Entries provided:
========================

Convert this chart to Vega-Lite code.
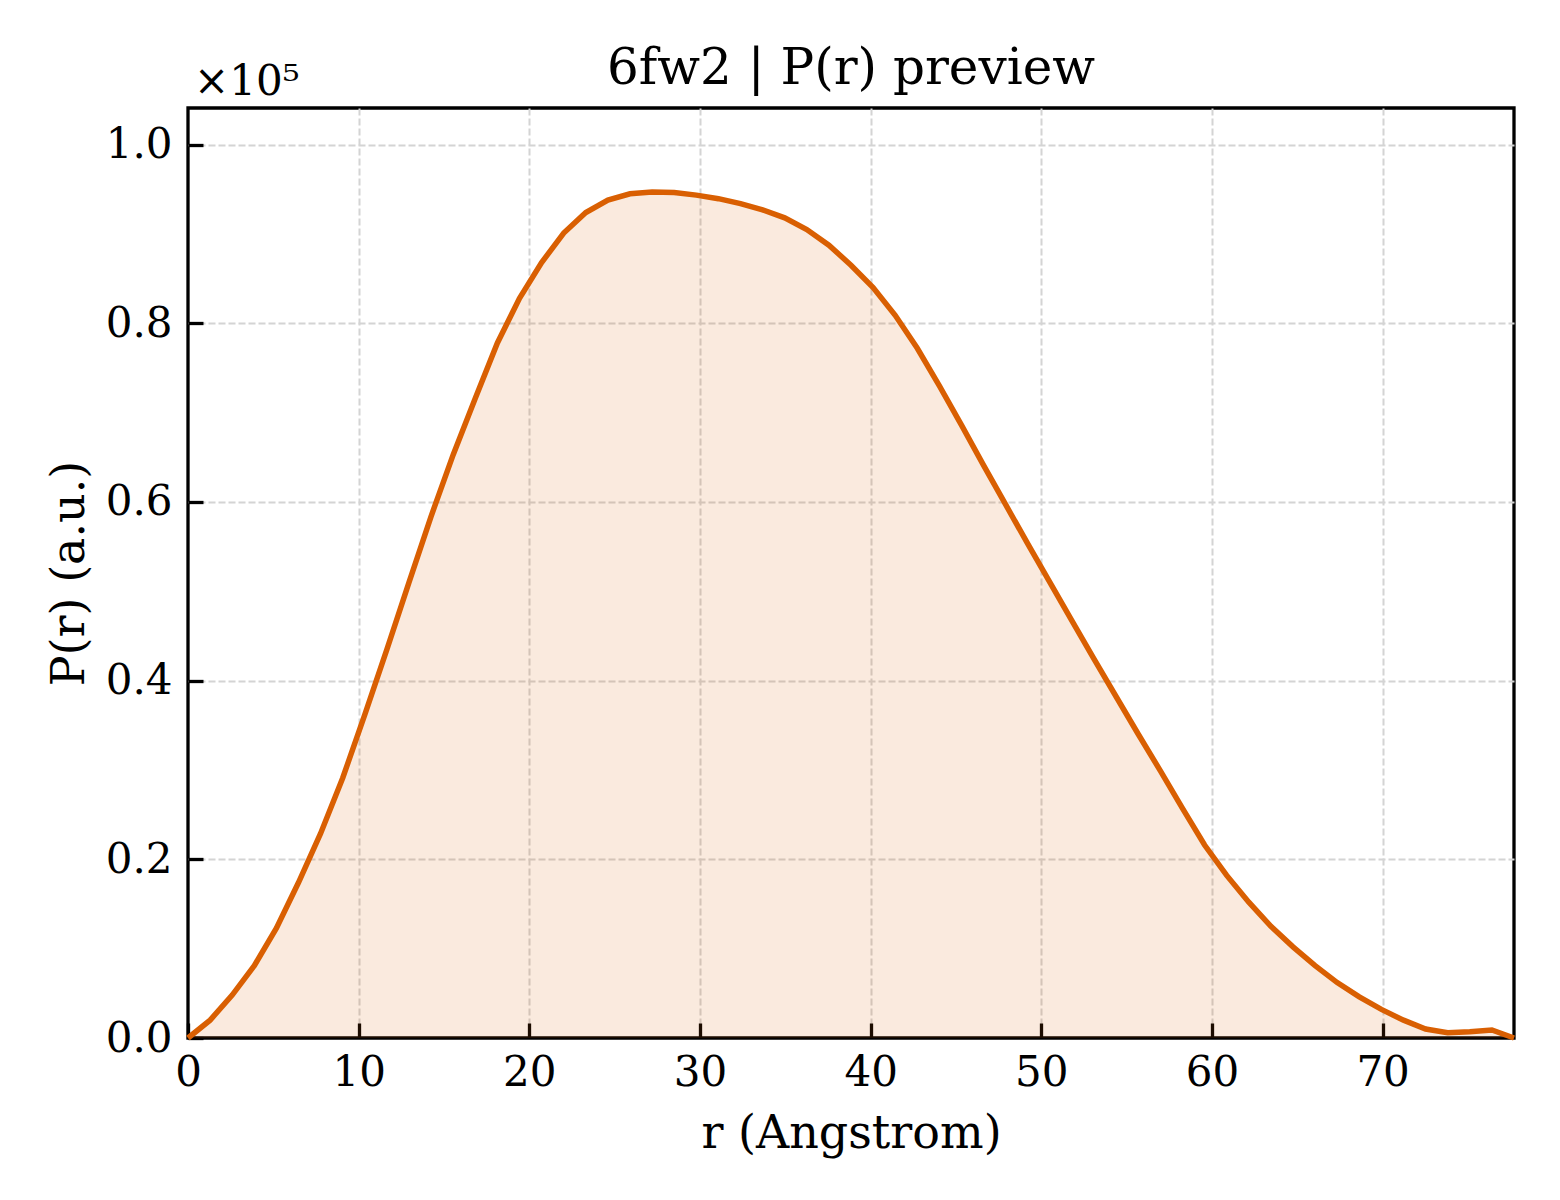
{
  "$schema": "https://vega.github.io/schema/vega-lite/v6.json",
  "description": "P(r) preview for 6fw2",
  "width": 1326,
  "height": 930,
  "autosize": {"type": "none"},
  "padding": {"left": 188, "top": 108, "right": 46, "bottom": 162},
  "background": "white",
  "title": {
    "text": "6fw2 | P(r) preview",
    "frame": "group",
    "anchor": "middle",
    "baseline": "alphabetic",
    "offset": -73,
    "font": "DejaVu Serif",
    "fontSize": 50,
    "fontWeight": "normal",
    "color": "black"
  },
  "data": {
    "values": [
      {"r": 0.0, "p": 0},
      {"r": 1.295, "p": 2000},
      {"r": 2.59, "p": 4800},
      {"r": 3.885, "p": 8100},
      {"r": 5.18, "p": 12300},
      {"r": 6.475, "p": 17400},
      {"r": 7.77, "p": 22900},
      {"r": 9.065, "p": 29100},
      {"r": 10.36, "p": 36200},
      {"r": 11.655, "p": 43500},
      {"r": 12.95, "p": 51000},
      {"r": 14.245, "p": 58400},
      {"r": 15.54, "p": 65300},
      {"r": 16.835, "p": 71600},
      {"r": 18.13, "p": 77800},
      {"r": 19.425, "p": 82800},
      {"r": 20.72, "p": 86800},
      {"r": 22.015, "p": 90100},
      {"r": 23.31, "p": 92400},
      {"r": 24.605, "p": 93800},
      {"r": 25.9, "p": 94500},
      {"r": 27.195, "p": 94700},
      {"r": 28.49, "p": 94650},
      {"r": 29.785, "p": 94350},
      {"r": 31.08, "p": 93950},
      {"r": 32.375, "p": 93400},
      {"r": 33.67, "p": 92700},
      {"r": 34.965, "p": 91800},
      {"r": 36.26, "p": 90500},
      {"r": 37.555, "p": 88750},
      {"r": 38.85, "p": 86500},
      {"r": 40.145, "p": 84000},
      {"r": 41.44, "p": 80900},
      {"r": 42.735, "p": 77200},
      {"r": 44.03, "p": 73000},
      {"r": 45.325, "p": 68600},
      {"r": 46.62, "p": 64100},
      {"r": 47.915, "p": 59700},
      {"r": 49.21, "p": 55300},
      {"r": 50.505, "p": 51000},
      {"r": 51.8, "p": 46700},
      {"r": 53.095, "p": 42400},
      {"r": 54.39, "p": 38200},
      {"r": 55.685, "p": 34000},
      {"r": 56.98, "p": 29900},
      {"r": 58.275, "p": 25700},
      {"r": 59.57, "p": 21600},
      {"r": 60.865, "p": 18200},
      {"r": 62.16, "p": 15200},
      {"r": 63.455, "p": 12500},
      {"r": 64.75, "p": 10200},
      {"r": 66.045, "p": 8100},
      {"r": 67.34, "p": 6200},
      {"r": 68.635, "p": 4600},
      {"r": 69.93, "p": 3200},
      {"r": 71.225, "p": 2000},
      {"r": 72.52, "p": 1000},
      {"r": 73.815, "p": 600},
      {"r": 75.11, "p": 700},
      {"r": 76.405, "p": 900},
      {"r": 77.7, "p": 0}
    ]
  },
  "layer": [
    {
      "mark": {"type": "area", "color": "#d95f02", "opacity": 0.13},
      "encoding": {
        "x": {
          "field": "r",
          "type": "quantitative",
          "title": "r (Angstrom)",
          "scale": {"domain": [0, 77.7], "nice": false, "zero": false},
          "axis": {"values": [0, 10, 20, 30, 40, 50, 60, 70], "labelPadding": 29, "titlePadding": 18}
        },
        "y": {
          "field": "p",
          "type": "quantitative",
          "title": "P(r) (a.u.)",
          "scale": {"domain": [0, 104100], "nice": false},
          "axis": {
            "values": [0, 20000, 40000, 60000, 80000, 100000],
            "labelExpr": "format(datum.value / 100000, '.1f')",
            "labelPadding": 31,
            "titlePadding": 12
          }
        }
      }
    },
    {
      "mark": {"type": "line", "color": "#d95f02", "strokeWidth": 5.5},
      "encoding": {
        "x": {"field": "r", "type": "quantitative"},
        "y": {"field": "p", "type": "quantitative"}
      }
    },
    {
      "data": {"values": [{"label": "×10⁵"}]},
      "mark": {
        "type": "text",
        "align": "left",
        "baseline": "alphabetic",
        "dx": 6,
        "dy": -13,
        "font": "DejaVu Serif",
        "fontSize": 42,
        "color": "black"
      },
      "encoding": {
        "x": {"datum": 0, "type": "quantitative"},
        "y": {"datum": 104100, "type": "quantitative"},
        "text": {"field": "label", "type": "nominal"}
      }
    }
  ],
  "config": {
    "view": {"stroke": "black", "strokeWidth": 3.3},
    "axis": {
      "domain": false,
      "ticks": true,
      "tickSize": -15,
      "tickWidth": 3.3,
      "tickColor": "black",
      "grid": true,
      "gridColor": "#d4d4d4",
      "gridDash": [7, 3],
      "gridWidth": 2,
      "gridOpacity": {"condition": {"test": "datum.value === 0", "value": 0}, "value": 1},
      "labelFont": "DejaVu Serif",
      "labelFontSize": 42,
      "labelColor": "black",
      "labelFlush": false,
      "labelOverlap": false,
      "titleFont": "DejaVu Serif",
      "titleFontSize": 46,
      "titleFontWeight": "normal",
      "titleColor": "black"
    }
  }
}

========================

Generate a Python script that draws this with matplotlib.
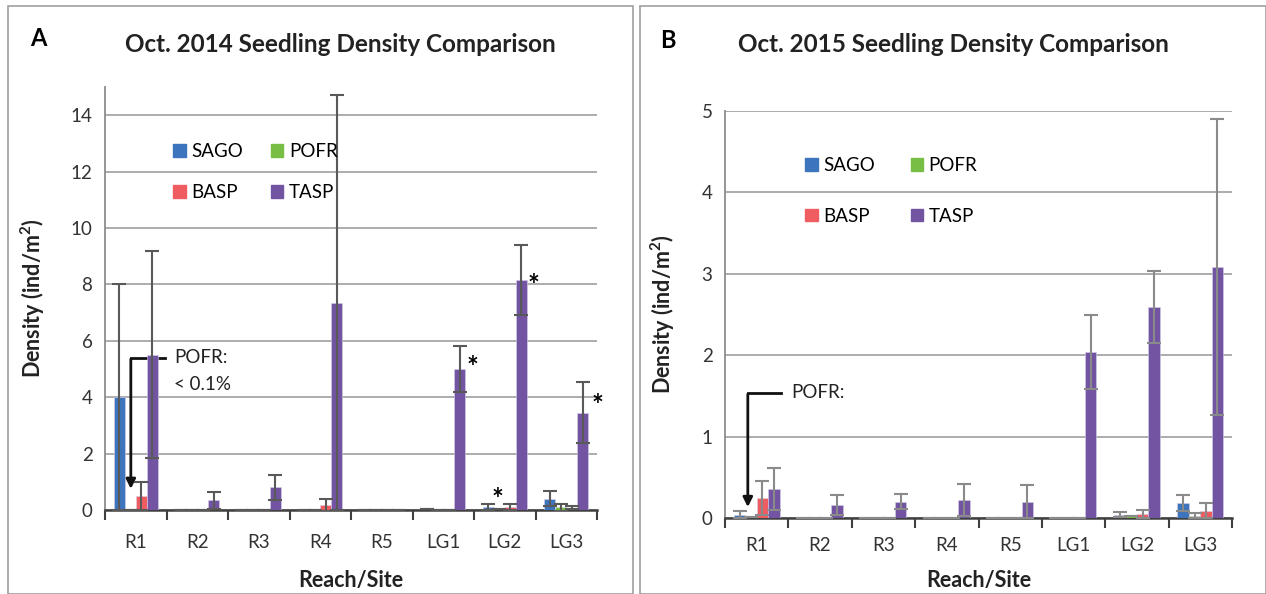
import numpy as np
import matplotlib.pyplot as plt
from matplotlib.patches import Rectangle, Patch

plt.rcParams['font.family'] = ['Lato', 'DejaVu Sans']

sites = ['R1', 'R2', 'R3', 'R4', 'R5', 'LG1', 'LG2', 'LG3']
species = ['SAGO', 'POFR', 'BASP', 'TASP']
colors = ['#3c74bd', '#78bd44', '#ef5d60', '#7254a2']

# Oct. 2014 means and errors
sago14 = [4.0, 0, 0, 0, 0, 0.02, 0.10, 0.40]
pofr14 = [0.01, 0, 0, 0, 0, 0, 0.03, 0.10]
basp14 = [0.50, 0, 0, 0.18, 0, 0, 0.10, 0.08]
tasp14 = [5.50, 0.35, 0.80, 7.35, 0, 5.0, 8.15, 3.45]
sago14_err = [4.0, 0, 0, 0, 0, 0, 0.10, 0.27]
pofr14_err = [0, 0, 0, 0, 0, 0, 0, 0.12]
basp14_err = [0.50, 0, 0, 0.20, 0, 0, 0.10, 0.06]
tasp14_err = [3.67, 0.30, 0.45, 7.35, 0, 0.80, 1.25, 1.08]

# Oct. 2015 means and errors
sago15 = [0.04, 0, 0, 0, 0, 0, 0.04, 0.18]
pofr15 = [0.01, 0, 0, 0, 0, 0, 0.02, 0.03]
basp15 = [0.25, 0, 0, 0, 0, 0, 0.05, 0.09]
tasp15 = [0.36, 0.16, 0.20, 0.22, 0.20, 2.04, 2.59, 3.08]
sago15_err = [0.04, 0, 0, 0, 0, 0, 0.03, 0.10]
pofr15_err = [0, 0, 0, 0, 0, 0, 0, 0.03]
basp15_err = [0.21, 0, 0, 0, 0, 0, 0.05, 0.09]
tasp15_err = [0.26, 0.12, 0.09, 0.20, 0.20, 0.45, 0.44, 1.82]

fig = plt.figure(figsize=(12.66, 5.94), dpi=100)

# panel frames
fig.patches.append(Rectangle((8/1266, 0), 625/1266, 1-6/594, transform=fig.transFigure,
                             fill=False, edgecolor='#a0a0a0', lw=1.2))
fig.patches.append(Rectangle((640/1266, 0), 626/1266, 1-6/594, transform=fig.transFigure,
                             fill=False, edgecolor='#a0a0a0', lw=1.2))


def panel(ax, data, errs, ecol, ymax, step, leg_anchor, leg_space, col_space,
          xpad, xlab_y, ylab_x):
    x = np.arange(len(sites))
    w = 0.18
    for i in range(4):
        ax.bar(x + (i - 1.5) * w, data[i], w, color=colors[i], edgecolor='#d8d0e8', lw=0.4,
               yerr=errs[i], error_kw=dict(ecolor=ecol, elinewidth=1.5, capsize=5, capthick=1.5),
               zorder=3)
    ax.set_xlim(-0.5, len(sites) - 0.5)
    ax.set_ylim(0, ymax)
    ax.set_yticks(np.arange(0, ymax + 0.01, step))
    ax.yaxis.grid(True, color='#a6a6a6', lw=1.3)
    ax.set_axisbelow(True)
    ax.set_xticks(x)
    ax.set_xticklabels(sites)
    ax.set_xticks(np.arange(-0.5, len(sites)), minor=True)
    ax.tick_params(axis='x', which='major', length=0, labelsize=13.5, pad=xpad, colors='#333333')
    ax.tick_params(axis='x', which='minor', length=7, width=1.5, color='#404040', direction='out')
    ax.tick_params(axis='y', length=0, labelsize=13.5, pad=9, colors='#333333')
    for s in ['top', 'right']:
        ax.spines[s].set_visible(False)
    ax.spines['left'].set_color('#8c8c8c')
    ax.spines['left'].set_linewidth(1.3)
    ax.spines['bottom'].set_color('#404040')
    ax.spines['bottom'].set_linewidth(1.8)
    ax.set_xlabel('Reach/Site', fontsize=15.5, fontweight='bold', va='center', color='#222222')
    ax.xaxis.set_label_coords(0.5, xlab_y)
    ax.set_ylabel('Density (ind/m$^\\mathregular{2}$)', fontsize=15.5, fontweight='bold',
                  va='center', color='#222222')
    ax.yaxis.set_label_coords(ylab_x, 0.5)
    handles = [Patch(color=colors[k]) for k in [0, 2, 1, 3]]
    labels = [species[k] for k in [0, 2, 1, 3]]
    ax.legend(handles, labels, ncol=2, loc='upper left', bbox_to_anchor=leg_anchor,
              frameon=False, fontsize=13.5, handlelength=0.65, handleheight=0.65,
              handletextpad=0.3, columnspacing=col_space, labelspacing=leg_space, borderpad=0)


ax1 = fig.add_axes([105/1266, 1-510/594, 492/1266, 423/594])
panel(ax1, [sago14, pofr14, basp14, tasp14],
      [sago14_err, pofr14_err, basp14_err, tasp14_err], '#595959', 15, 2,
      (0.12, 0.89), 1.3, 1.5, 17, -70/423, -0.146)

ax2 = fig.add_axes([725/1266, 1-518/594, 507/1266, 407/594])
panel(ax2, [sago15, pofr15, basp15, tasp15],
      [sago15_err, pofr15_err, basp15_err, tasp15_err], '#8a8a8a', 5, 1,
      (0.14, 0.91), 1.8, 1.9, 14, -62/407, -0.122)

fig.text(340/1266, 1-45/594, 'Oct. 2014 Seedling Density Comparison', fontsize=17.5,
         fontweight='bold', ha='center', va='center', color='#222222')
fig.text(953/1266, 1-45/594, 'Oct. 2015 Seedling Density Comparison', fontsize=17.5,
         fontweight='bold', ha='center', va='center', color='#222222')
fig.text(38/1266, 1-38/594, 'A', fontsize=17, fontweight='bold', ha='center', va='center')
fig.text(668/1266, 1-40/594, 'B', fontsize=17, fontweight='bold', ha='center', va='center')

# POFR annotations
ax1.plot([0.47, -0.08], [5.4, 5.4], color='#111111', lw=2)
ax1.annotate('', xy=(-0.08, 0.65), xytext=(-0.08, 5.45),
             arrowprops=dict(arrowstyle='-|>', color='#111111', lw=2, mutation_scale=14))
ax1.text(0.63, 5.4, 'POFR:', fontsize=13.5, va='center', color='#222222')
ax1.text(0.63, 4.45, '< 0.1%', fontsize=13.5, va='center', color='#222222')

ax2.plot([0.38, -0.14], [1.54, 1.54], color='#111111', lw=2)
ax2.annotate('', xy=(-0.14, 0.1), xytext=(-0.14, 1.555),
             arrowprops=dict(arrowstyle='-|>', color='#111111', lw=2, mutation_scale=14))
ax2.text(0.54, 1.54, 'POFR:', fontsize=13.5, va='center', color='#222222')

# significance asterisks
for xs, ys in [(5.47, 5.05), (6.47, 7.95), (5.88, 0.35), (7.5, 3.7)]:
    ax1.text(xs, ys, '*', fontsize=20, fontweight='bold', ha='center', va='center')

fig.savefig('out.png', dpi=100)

========================

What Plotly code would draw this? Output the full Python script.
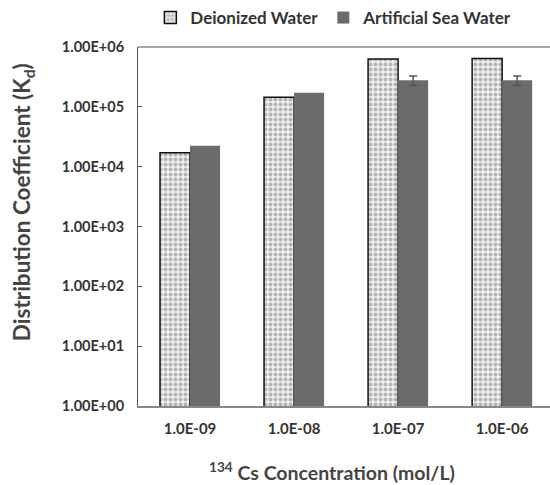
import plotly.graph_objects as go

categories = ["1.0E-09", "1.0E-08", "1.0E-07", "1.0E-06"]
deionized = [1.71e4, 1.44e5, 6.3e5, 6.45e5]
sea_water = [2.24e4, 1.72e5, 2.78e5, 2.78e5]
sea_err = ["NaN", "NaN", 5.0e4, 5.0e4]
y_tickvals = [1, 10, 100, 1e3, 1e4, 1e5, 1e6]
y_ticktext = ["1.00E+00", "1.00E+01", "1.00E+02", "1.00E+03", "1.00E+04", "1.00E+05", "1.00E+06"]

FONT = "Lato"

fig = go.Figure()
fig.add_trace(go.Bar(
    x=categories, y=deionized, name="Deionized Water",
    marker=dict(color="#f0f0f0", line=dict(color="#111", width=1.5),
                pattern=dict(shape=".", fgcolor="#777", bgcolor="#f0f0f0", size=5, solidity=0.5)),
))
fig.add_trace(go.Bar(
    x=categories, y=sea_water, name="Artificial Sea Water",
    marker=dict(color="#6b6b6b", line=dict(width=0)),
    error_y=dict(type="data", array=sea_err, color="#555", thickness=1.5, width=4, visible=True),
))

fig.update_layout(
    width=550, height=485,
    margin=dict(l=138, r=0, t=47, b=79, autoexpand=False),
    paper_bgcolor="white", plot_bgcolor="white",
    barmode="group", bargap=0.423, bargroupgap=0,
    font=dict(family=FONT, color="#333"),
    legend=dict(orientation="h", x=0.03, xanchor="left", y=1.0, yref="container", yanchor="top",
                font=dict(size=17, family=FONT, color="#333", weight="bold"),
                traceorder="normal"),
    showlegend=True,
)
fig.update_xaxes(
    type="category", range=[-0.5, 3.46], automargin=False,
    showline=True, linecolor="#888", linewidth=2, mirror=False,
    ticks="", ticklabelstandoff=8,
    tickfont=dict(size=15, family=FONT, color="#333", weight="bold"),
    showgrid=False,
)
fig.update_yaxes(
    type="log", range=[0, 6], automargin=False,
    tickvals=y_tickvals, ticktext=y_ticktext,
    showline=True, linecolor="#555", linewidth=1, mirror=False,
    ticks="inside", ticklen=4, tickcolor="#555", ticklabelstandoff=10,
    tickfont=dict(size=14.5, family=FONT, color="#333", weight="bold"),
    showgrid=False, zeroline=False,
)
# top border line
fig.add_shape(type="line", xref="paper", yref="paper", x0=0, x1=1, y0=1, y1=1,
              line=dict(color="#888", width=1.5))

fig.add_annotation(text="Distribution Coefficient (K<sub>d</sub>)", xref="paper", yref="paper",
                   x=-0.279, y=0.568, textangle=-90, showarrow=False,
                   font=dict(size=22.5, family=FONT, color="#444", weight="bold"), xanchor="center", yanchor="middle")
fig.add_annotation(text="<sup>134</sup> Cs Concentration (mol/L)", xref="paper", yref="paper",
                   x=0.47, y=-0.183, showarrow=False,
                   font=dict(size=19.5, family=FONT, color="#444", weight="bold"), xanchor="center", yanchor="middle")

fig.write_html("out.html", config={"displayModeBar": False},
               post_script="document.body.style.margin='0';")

========================

Given task: Word for word, restate the lines beginning with the one that has "What Plotly code" and ending with the one that has "import plotly.graph_objects as go". Keep both ends and skip any pictures.

The response:
What Plotly code would draw this? Output the full Python script.
import plotly.graph_objects as go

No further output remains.